No aesthetically-appealing photos or amusing stories today, I’m afraid, just some very serious links and excerpts.
The rockets of Hezbollah. I knew they had accumulated considerable weaponry, but didn’t know it was this bad.
Kevin Williamson on preventing jihadist violence
James Schall of Georgetown University on Orlando in hindsight:
The Orlando killer was not alone. He was a true believer and other believers in the mission of Islam inspire him. Neither he nor any of his predecessors or future companions are to be explained by psychology, economics, or sociology. They are to be explained by taking their word for what they are doing. If the President of the United States or the British Prime Minister, the media, the professors, the clerics, cannot or will not understand this reality, we cannot blame ISIS and its friends. They are also realists who understand where ideas and reality meet, sometimes on a battlefield in Iraq, sometimes in a night club in Orlando.
The Democrats as the American Totalist Party
Football player Herschel Walker reports that he has had speaking engagements canceled because of his support for Donald Trump. Which is exactly the kind of action one would expect from members of a Totalist party.
Shortly before the Brexit vote, writer Frederick Forsyth wrote about the basic character of the EU: Government by deception:
You have repeatedly been told this issue is all about economics. That is the conman’s traditional distraction. This issue is about our governmental system, parliamentary. Democracy versus non-elective bureaucracy utterly dedicated to the eventual Superstate.
Our democracy was not presented last week on a plate. It took centuries of struggle to create and from 1940 to 1945 terrible sacrifices to defend and preserve.
It was bequeathed to us by giants, it has been signed away by midgets.
Now we have a chance, one last, foolishly offered chance to tell those fat cats who so look down upon the rest of us: yes, there will be some costs – but we want it back.
A former ‘big proponent’ of the EU has this to say:
To be fair, the EU’s main problem has always been its troubled relationship with democracy…This contempt for the will of the people might still be perceived as tolerable if the leaders otherwise seemed sensible – but now that someone as bad as Merkel calls the shots in EU, we’re reminded of just why having perpetual democratic safeguards is so important…the EU’s contempt for European voters and its current attempts to shut down dissenting voices bodes ill for its ability to course-correct on its own. If the EU is to be saved, it first needs to be humbled, nay, outright humiliated in such a manner that no-one can doubt that recent developments can’t be allowed to continue.
John Hussman of Hussman Funds looks at Brexit from an economic and investing perspective: Brexit and the bubble in search of a pin. He quotes his own post from last month:
My impression is that the best way to understand the next stage of the current market cycle is to recognize the difference between observed conditions and latent risks. This distinction will be most helpful before, not after, the S&P 500 drops hundreds of points in a handful of sessions.
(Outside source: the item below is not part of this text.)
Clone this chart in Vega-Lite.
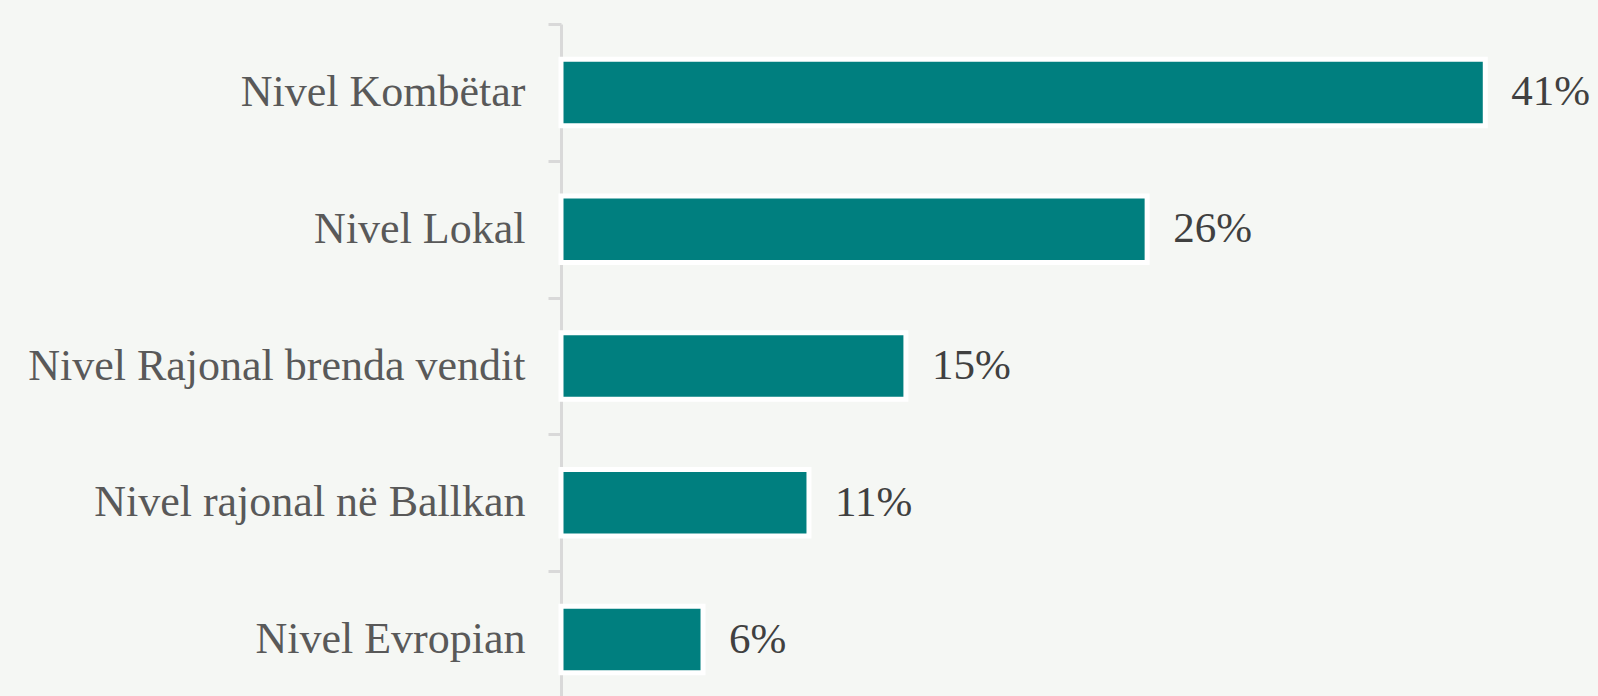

That essentially describes how a coordinated attempt by trend-followers to exit this steeply overvalued market could unfold, since value-conscious investors may have little interest in absorbing those shares at nearby prices, and in equilibrium, every seller requires a buyer.
Imagine the error of skating on thin ice and plunging through. While we might examine the hole in the ice in hindsight, and find some particular fracture that contributed to the collapse, this is much like looking for the particular pebble of sand that triggers an avalanche, or the specific vibration that triggers an earthquake. In each case, the collapse actually reflects the expression of sub-surface conditions that were already in place long before the collapse – the realization of previously latent risks.